Starting at the first line of the data, print each line verbatim up to and including the line bearing "const yTicks = [-15, -10, -5, 0, 5, 10]", omitting pictures.
━━ MATERIAL PROVIDED ━━
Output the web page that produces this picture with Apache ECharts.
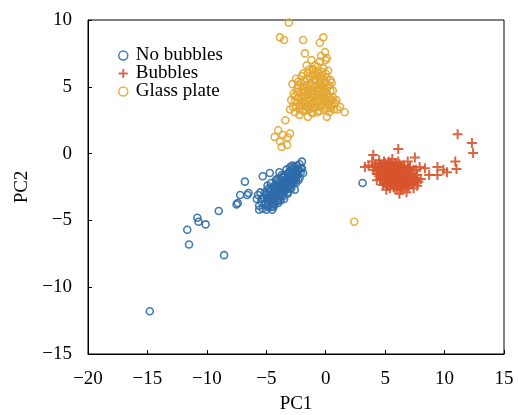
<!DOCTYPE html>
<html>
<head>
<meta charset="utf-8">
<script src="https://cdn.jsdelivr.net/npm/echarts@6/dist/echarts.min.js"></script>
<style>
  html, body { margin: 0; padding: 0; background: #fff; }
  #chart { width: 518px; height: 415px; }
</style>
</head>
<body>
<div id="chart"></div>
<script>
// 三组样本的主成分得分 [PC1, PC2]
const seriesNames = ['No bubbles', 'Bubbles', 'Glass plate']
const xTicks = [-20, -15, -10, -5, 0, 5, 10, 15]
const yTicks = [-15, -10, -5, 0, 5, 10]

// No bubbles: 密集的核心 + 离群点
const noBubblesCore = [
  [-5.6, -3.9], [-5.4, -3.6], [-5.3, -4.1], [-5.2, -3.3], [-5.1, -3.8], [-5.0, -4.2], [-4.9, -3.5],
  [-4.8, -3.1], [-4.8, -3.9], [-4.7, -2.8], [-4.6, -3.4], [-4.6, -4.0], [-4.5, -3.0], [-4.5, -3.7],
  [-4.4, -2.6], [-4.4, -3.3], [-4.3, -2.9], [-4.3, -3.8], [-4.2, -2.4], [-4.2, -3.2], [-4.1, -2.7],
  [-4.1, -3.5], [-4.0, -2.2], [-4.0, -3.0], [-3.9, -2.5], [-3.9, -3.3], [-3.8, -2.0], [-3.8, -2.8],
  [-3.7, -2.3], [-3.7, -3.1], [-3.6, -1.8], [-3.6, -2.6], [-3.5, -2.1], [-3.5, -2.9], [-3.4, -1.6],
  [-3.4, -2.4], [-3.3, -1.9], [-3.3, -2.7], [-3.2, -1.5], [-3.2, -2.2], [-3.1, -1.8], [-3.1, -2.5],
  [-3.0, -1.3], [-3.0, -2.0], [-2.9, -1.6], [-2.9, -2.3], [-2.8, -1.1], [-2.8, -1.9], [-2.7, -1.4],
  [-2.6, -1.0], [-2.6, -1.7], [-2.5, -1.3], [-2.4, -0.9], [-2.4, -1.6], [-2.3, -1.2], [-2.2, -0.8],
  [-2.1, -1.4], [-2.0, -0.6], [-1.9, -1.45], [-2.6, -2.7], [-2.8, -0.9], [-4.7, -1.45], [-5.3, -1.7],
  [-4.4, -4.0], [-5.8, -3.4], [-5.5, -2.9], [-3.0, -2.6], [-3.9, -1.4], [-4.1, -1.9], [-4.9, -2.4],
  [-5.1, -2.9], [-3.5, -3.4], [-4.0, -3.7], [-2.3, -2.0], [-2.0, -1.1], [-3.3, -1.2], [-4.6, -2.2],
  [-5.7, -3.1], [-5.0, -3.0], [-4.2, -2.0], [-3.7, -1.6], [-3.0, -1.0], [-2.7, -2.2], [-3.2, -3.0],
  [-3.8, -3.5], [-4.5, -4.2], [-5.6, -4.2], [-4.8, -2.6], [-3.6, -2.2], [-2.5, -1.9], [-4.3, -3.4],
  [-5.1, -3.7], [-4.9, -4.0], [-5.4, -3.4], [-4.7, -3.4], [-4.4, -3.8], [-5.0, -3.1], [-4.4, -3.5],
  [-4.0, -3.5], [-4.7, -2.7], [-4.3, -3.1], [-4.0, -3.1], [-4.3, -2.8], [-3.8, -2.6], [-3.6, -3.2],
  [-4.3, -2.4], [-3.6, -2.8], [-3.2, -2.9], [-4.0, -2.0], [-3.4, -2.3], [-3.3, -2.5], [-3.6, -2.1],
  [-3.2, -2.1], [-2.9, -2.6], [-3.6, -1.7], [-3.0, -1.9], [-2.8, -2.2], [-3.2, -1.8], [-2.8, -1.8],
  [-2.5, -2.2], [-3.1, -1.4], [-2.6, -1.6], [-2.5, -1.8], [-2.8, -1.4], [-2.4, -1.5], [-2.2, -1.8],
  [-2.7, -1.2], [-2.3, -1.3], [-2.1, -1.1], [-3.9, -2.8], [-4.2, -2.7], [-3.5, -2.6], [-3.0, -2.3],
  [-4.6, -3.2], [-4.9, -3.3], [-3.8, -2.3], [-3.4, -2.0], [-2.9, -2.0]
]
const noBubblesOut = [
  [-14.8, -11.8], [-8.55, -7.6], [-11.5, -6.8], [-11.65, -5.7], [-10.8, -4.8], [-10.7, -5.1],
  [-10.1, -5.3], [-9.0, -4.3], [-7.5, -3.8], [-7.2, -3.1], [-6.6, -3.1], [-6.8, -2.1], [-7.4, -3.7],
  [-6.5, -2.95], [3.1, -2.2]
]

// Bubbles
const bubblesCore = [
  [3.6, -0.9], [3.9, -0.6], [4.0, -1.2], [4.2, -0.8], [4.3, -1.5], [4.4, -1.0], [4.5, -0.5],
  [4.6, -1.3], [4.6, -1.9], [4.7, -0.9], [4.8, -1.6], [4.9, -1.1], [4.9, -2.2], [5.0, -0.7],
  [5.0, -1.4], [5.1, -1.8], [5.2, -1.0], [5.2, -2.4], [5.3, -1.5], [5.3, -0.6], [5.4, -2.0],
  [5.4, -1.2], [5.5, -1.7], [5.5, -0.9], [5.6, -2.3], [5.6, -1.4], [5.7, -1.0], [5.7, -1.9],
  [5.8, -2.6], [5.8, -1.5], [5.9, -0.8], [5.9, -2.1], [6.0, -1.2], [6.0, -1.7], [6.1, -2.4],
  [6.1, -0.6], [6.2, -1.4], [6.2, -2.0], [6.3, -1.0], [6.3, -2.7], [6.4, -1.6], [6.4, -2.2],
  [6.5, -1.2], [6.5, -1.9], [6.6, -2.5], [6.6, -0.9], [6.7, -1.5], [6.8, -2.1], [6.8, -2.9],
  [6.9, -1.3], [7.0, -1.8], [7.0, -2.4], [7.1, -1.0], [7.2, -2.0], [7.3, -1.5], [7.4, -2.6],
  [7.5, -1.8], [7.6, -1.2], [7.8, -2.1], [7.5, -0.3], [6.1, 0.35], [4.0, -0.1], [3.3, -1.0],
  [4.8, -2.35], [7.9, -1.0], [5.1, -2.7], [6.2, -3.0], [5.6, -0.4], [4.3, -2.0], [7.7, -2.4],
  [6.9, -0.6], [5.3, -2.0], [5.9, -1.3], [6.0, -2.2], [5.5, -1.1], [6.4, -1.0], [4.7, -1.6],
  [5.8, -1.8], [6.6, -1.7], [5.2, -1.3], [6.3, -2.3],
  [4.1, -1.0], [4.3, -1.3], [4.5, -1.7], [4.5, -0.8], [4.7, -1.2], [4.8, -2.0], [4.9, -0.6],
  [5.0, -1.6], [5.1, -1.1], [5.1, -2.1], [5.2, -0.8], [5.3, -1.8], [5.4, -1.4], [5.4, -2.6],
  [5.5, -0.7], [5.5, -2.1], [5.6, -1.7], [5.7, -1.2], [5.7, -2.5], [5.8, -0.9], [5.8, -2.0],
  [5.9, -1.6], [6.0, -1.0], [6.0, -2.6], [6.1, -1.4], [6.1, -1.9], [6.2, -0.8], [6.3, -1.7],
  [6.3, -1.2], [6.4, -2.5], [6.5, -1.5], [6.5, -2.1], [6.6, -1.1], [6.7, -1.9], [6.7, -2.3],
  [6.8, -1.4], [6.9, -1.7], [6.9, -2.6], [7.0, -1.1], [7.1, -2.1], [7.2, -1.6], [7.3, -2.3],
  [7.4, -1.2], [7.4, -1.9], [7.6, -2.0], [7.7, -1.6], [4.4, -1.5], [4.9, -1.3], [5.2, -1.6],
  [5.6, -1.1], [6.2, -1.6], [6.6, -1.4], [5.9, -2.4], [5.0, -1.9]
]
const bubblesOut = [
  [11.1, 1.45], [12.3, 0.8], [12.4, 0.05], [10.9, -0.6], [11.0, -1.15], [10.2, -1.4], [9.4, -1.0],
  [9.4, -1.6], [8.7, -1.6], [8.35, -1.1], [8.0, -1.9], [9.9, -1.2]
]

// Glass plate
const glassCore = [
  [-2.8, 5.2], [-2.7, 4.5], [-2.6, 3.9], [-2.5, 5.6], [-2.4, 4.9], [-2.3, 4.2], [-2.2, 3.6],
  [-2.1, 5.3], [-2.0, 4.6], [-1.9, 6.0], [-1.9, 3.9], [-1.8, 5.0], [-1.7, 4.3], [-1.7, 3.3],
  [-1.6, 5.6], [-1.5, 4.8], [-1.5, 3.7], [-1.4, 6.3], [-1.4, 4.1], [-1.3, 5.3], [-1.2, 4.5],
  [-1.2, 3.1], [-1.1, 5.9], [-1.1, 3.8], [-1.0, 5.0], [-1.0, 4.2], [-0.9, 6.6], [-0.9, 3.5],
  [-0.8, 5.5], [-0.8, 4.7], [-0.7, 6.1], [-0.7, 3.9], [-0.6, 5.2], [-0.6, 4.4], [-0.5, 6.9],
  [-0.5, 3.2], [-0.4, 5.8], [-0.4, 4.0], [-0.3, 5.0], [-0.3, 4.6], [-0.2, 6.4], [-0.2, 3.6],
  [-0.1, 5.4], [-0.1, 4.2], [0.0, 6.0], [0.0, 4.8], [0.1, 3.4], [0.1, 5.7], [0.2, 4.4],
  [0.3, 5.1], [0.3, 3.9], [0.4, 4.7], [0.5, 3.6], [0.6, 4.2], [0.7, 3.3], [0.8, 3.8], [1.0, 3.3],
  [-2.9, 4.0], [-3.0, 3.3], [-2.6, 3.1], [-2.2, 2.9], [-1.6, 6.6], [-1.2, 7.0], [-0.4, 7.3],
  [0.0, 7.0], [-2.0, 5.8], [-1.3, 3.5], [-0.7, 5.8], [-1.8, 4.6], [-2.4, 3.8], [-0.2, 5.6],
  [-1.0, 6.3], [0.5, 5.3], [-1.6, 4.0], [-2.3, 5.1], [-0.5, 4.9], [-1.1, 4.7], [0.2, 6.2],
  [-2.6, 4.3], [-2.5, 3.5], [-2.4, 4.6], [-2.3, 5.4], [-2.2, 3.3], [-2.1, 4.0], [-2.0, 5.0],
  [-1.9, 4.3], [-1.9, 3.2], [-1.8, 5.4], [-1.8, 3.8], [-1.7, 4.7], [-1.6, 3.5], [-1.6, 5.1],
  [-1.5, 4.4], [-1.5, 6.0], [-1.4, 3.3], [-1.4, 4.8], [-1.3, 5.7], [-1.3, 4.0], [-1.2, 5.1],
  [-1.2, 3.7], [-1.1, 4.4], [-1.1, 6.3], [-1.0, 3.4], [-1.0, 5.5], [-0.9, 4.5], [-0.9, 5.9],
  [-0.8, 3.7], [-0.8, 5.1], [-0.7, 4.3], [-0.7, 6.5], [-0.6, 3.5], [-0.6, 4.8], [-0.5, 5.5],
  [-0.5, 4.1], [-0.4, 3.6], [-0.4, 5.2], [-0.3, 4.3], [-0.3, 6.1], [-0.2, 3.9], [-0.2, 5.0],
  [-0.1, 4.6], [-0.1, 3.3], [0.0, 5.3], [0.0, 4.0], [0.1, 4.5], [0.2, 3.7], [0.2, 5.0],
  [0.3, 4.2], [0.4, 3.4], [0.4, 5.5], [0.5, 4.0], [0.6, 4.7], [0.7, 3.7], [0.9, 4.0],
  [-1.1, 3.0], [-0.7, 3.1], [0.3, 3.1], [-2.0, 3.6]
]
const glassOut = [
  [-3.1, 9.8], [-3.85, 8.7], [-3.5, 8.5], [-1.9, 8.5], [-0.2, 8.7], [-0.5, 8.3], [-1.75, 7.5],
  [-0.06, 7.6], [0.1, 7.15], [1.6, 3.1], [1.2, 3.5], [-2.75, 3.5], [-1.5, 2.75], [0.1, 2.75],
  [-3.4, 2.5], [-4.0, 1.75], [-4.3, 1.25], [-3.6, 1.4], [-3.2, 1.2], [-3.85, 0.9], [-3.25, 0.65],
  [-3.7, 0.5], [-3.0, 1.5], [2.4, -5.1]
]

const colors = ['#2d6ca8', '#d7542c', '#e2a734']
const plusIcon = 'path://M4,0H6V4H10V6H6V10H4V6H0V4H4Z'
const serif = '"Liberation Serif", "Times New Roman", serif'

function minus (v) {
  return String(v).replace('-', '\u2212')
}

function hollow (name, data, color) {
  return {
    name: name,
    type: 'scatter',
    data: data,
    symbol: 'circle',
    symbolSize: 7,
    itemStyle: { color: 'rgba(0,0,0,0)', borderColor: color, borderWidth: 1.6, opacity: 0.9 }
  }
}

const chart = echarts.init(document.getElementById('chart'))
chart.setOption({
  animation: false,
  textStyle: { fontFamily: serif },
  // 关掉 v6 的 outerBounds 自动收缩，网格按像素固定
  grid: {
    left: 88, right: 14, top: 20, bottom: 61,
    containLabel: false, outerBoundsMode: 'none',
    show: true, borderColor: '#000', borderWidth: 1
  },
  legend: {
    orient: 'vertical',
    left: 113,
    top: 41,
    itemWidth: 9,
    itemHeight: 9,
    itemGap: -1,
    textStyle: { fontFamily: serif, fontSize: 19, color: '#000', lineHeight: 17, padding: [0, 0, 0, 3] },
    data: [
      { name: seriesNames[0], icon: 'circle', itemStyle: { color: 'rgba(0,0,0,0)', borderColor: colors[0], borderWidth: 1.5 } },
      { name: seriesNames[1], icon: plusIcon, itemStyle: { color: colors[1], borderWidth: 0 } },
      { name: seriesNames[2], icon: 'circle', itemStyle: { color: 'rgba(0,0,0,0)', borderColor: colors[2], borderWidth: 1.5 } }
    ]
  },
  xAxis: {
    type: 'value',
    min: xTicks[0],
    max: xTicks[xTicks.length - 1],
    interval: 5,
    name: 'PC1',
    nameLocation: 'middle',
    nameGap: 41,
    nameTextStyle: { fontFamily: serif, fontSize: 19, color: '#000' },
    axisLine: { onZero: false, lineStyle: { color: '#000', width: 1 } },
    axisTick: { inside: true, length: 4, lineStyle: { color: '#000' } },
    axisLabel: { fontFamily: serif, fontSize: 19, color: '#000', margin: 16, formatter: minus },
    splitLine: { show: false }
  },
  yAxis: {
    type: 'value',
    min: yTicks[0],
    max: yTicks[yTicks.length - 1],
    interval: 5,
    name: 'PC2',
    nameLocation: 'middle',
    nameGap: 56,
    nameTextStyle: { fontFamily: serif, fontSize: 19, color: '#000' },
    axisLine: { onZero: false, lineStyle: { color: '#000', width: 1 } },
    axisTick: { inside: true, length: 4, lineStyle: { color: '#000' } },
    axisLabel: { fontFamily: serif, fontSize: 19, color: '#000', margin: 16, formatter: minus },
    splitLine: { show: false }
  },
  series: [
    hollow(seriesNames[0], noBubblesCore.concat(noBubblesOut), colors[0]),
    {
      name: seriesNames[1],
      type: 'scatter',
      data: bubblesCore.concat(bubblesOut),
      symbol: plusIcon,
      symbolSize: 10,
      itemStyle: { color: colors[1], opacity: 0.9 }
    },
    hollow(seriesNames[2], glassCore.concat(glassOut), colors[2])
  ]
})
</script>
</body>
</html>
━━━
§ **RESPONSE TO THE TASK**:
Output the web page that produces this picture with Apache ECharts.
<!DOCTYPE html>
<html>
<head>
<meta charset="utf-8">
<script src="https://cdn.jsdelivr.net/npm/echarts@6/dist/echarts.min.js"></script>
<style>
  html, body { margin: 0; padding: 0; background: #fff; }
  #chart { width: 518px; height: 415px; }
</style>
</head>
<body>
<div id="chart"></div>
<script>
// 三组样本的主成分得分 [PC1, PC2]
const seriesNames = ['No bubbles', 'Bubbles', 'Glass plate']
const xTicks = [-20, -15, -10, -5, 0, 5, 10, 15]
const yTicks = [-15, -10, -5, 0, 5, 10]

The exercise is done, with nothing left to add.